To see why this works, split $X$ into the same row blocks as the RFP matrix:
\[X = \begin{bmatrix}
X_1 \\
X_2
\end{bmatrix}\]
where for the $5 \times 5$ example above, $X_1$ has 3 rows and $X_2$ has 2 rows. Then
\[A = X X^\top =
\begin{bmatrix}
X_1 \\
X_2
\end{bmatrix}
\begin{bmatrix}
X_1^\top & X_2^\top
\end{bmatrix}
=
\begin{bmatrix}
\color{red}{X_1 X_1^\top} & \color{green}{X_1 X_2^\top} \\
\color{green}{X_2 X_1^\top} & \color{blue}{X_2 X_2^\top}
\end{bmatrix}.\]
This maps directly to three BLAS calls:
\[{\color{red} X_1 X_1^\top} \leftarrow \operatorname{SYRK}(X_1),
\qquad
{\color{green} X_2 X_1^\top} \leftarrow \operatorname{GEMM}(X_2, X_1^\top),
\qquad
{\color{blue} X_2 X_2^\top} \leftarrow \operatorname{SYRK}(X_2).\]

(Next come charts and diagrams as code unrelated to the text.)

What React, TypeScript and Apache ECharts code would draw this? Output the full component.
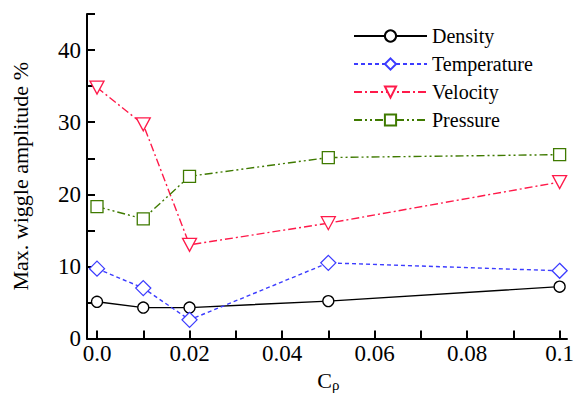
import React, { useEffect, useRef } from "react";
import * as echarts from "echarts";

const xValues = [0, 0.01, 0.02, 0.05, 0.1];
const density = [5.1, 4.3, 4.3, 5.2, 7.2];
const temperature = [9.7, 7.0, 2.6, 10.5, 9.4];
const velocity = [34.8, 29.7, 13.0, 16.0, 21.7];
const pressure = [18.3, 16.6, 22.5, 25.1, 25.5];

const xLabelValues = [0, 0.02, 0.04, 0.06, 0.08, 0.1];
const xLabelTexts = ["0.0", "0.02", "0.04", "0.06", "0.08", "0.1"];
const yLabelValues = [0, 10, 20, 30, 40];

const FONT = "Liberation Serif";
const DOWN_TRIANGLE = "path://M0,0L20,0L10,18Z";

function pairs(ys: number[]) {
  return xValues.map((x, i) => [x, ys[i]]);
}

export default function App() {
  const ref = useRef<HTMLDivElement>(null);
  useEffect(() => {
    if (!ref.current) return;
    const chart = echarts.init(ref.current, null, { renderer: "svg" });
    const tick = { show: true, inside: true, length: 8, lineStyle: { width: 2, color: "#000" } };
    const mk = (name: string, data: number[], color: string, symbol: string, size: any, dash: any) => ({
      name,
      type: "line",
      data: pairs(data),
      symbol,
      symbolSize: size,
      lineStyle: { color, width: 1.4, type: dash },
      itemStyle: { color: "#fff", borderColor: color, borderWidth: 1.3 },
    });
    chart.setOption({
      animation: false,
      textStyle: { fontFamily: FONT },
      grid: [
        { left: 97, right: 12, top: 14, bottom: 58 },
        { left: 87, right: 10, top: 14, bottom: 58 },
      ],
      legend: {
        orient: "vertical",
        left: 348,
        top: 21,
        itemWidth: 73,
        itemHeight: 14,
        itemGap: 8,
        textStyle: { fontFamily: FONT, fontSize: 20, color: "#000" },
        data: ["Density", "Temperature", "Velocity", "Pressure"],
      },
      xAxis: [
        {
          type: "value",
          min: 0,
          max: 0.1,
          interval: 0.01,
          name: "C{s|ρ}",
          nameLocation: "middle",
          nameGap: 30,
          nameTextStyle: {
            fontFamily: FONT,
            fontSize: 22,
            color: "#000",
            rich: { s: { fontFamily: FONT, fontSize: 15, verticalAlign: "bottom", padding: [8, 0, 0, 0] } },
          },
          axisLine: { show: true, onZero: false, lineStyle: { color: "#000", width: 2 } },
          axisTick: tick,
          axisLabel: {
            fontFamily: FONT,
            fontSize: 23,
            color: "#000",
            margin: 3,
            formatter: (v: number) => {
              const idx = xLabelValues.findIndex((lv) => Math.abs(lv - v) < 1e-9);
              return idx >= 0 ? xLabelTexts[idx] : "";
            },
          },
          splitLine: { show: false },
        },
        {
          type: "value",
          gridIndex: 1,
          min: 0,
          max: 1,
          axisLine: { show: true, onZero: false, lineStyle: { color: "#000", width: 2 } },
          axisTick: { show: false },
          axisLabel: { show: false },
          splitLine: { show: false },
        },
      ],
      yAxis: [
        {
          type: "value",
          min: 0,
          max: 45,
          interval: 5,
          offset: 10,
          name: "Max. wiggle amplitude %",
          nameLocation: "middle",
          nameGap: 56,
          nameTextStyle: { fontFamily: FONT, fontSize: 22, color: "#000" },
          axisLine: { show: true, onZero: false, lineStyle: { color: "#000", width: 2 } },
          axisTick: tick,
          axisLabel: {
            fontFamily: FONT,
            fontSize: 23,
            color: "#000",
            margin: 6,
            formatter: (v: number) => (yLabelValues.includes(v) ? String(v) : ""),
          },
          splitLine: { show: false },
        },
        {
          type: "value",
          gridIndex: 1,
          min: 0,
          max: 1,
          show: false,
        },
      ],
      series: [
        mk("Density", density, "#000000", "circle", 11, "solid"),
        mk("Temperature", temperature, "#3c3cff", "diamond", 15, [4, 3]),
        mk("Velocity", velocity, "#ff1a4a", DOWN_TRIANGLE, [14, 13], [8, 3, 2, 3]),
        mk("Pressure", pressure, "#3f7a00", "rect", 12, [8, 3, 2, 3, 2, 3]),
      ],
    });
    return () => chart.dispose();
  }, []);
  return <div ref={ref} style={{ width: 577, height: 397, position: "absolute", left: 0, top: 0 }} />;
}
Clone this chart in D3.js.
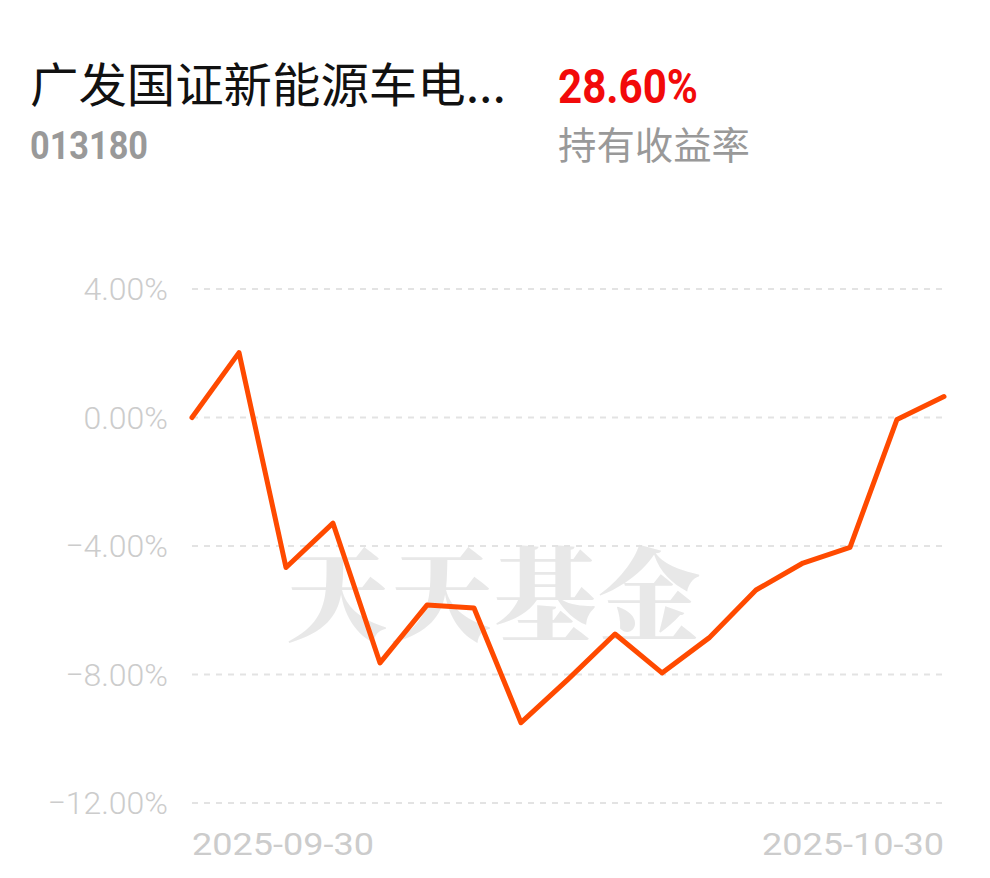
<!DOCTYPE html>
<html><head><meta charset="utf-8">
<script src="https://cdn.jsdelivr.net/npm/d3@7/dist/d3.min.js"></script>
<style>html,body{margin:0;padding:0;background:#fff;}svg{display:block;}</style>
</head><body><svg id="c" width="990" height="878"></svg>
<script>
const fundName = "广发国证新能源车电...";
const fundCode = "013180";
const holdReturn = "28.60%";
const holdLabel = "持有收益率";
const dates = ["2025-09-30","2025-10-01","2025-10-09","2025-10-10","2025-10-13","2025-10-14","2025-10-15","2025-10-16","2025-10-17","2025-10-20","2025-10-21","2025-10-22","2025-10-23","2025-10-24","2025-10-27","2025-10-28","2025-10-30"];
const values = [0.00, 2.02, -4.67, -3.29, -7.64, -5.84, -5.93, -9.50, -8.15, -6.74, -7.95, -6.86, -5.37, -4.53, -4.04, -0.06, 0.65];
const yTicks = [4, 0, -4, -8, -12];
const xTickLabels = ["2025-09-30", "2025-10-30"];

const svg = d3.select("#c");
const left = 192, right = 944;
const x = d3.scalePoint().domain(dates).range([left, right]);
const y = d3.scaleLinear().domain([-12, 4]).range([803, 289]);

// header
svg.append("text").attr("x", 30).attr("y", 102).attr("font-family", "Noto Sans CJK SC")
  .attr("font-size", 47).attr("fill", "#111")
  .attr("textLength", 476).attr("lengthAdjust", "spacingAndGlyphs").text(fundName);
svg.append("text").attr("x", 30).attr("y", 159).attr("font-family", "Roboto, sans-serif")
  .attr("font-weight", 700).attr("font-size", 38).attr("fill", "#999")
  .attr("textLength", 118).attr("lengthAdjust", "spacingAndGlyphs").text(fundCode);
svg.append("text").attr("x", 558).attr("y", 103).attr("font-family", "Roboto, sans-serif")
  .attr("font-weight", 700).attr("font-size", 49).attr("fill", "#f20a0a")
  .attr("textLength", 140).attr("lengthAdjust", "spacingAndGlyphs").text(holdReturn);
svg.append("text").attr("x", 558).attr("y", 159).attr("font-family", "Noto Sans CJK SC")
  .attr("font-size", 38).attr("fill", "#999")
  .attr("textLength", 192).attr("lengthAdjust", "spacingAndGlyphs").text(holdLabel);

// watermark
svg.append("text").attr("x", 494).attr("y", 633).attr("text-anchor", "middle")
  .attr("font-family", "Noto Serif CJK SC, Noto Sans CJK SC").attr("font-weight", 900)
  .attr("font-size", 102).attr("fill", "#e8e8e8").attr("letter-spacing", 2).text("天天基金");

// grid
svg.append("g").selectAll("line").data(yTicks).join("line")
  .attr("x1", left).attr("x2", right).attr("y1", d => y(d)).attr("y2", d => y(d))
  .attr("stroke", "#e3e3e3").attr("stroke-width", 2).attr("stroke-dasharray", "6,6");

// y labels
svg.append("g").selectAll("text").data(yTicks).join("text")
  .attr("x", 168).attr("y", d => y(d) + 11).attr("text-anchor", "end")
  .attr("font-family", "Roboto, sans-serif").attr("font-weight", 300).attr("font-size", 32).attr("fill", "#cccccc")
  .text(d => d3.format(".2f")(d) + "%");

// x labels
svg.append("text").attr("x", x(xTickLabels[0])).attr("y", 855)
  .attr("font-family", "Roboto, sans-serif").attr("font-size", 32).attr("fill", "#cccccc")
  .attr("textLength", 182).attr("lengthAdjust", "spacingAndGlyphs").text(xTickLabels[0]);
svg.append("text").attr("x", x(dates[dates.length-1])).attr("y", 855).attr("text-anchor", "end")
  .attr("font-family", "Roboto, sans-serif").attr("font-size", 32).attr("fill", "#cccccc")
  .attr("textLength", 182).attr("lengthAdjust", "spacingAndGlyphs").text(xTickLabels[1]);

// line
const line = d3.line().x((d, i) => x(dates[i])).y(d => y(d));
svg.append("path").datum(values).attr("d", line).attr("fill", "none")
  .attr("stroke", "#ff4a00").attr("stroke-width", 5).attr("stroke-linejoin", "round").attr("stroke-linecap", "round");
</script></body></html>
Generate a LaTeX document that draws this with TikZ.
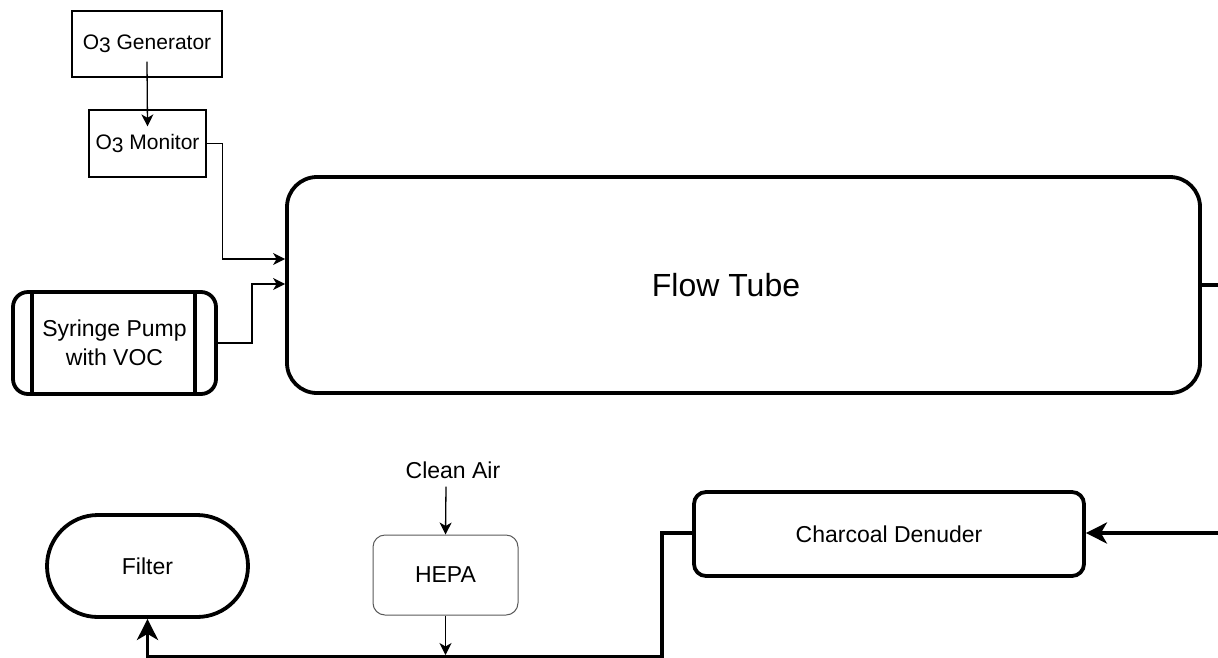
\documentclass[tikz,border=0pt]{standalone}
\usepackage{fontspec}
\setmainfont{Liberation Sans}
\usetikzlibrary{arrows.meta}
\begin{document}
\begin{tikzpicture}[x=1pt,y=-1pt,
  thinbox/.style={draw=black, line width=1.3pt, inner sep=0pt, font=\fontsize{21}{25}\selectfont},
  thickbox/.style={draw=black, line width=3.8pt, inner sep=0pt},
  thinarrow/.style={line width=1.3pt, -{Stealth[length=12pt, width=12pt, inset=3.5pt]}},
  thickarrow/.style={line width=3.8pt, -{Stealth[length=21pt, width=21pt, inset=6pt]}},
  thickline/.style={line width=3.8pt},
  midfont/.style={font=\fontsize{23}{29}\selectfont}
]
\useasboundingbox (0,0) rectangle (1218,657);

% O3 generator and monitor
\node[thinbox, minimum width=150pt, minimum height=66pt] (gen) at (147,44) {O\raisebox{-2.5pt}{3} Generator};
\node[thinbox, minimum width=117pt, minimum height=67pt] (mon) at (147.5,143.5) {O\raisebox{-2.5pt}{3} Monitor};

% syringe pump
\node[thickbox, rounded corners=15pt, minimum width=203pt, minimum height=102pt, midfont, align=center] (pump) at (114.5,343) {Syringe Pump\\with VOC};
\draw[line width=3.8pt] ([xshift=21pt]pump.north west) -- ([xshift=21pt]pump.south west);
\draw[line width=3.8pt] ([xshift=-23pt]pump.north east) -- ([xshift=-23pt]pump.south east);

% flow tube
\node[thickbox, rounded corners=30pt, minimum width=913pt, minimum height=216pt,
      label={[font=\fontsize{32}{38}\selectfont, xshift=-17.5pt]center:Flow Tube}] (ft) at (743.5,285) {};

% bottom row
\node[thickbox, rounded corners=51pt, minimum width=201pt, minimum height=102pt, midfont] (filt) at (147.5,566) {Filter};
\node[draw=black!65, line width=1pt, rounded corners=12pt, inner sep=0pt, minimum width=145pt, minimum height=80pt, midfont] (hepa) at (445.5,575) {HEPA};
\node[midfont, inner sep=0pt] (air) at (453,470) {Clean Air};
\node[thickbox, rounded corners=12pt, minimum width=390pt, minimum height=84pt, midfont] (den) at (889,534) {Charcoal Denuder};

% free ends at the right edge
\coordinate (outA) at (1218,285);
\coordinate (inB) at (1218,533);
\coordinate (bend) at (662,656.5);

% connectors
\draw[thinarrow] ([yshift=16pt]gen.south) -- ([yshift=-17pt]mon.north);
\draw[thinarrow] (mon.east) -- ++(16,0) |- (ft.west |- 0,259);
\draw[thinarrow] (pump.east) -- ++(34,0) |- (ft.west |- 0,284);
\draw[thickline] (ft.east |- outA) -- (outA);
\draw[thickarrow] (inB) -- (den.east |- inB);
\draw[thinarrow] (air.south) ++(-7,8) -- (hepa.north);
\draw[thinarrow] (hepa.south) -- (hepa.south |- 0,655);
\draw[thickarrow] (den.west |- 0,533) -| (bend) -| (filt.south);
\end{tikzpicture}
\end{document}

So instead of forming one large dense matrix, SFRK computes two symmetric rank-$k$ updates for the diagonal blocks and one ordinary matrix multiply for the rectangular off-diagonal block. The RFP layout ensures the triangular diagonal blocks are stored such that SYRK can write results directly to the correct memory locations when stride and dimension parameters are set correctly — so SFRK is really just three BLAS calls.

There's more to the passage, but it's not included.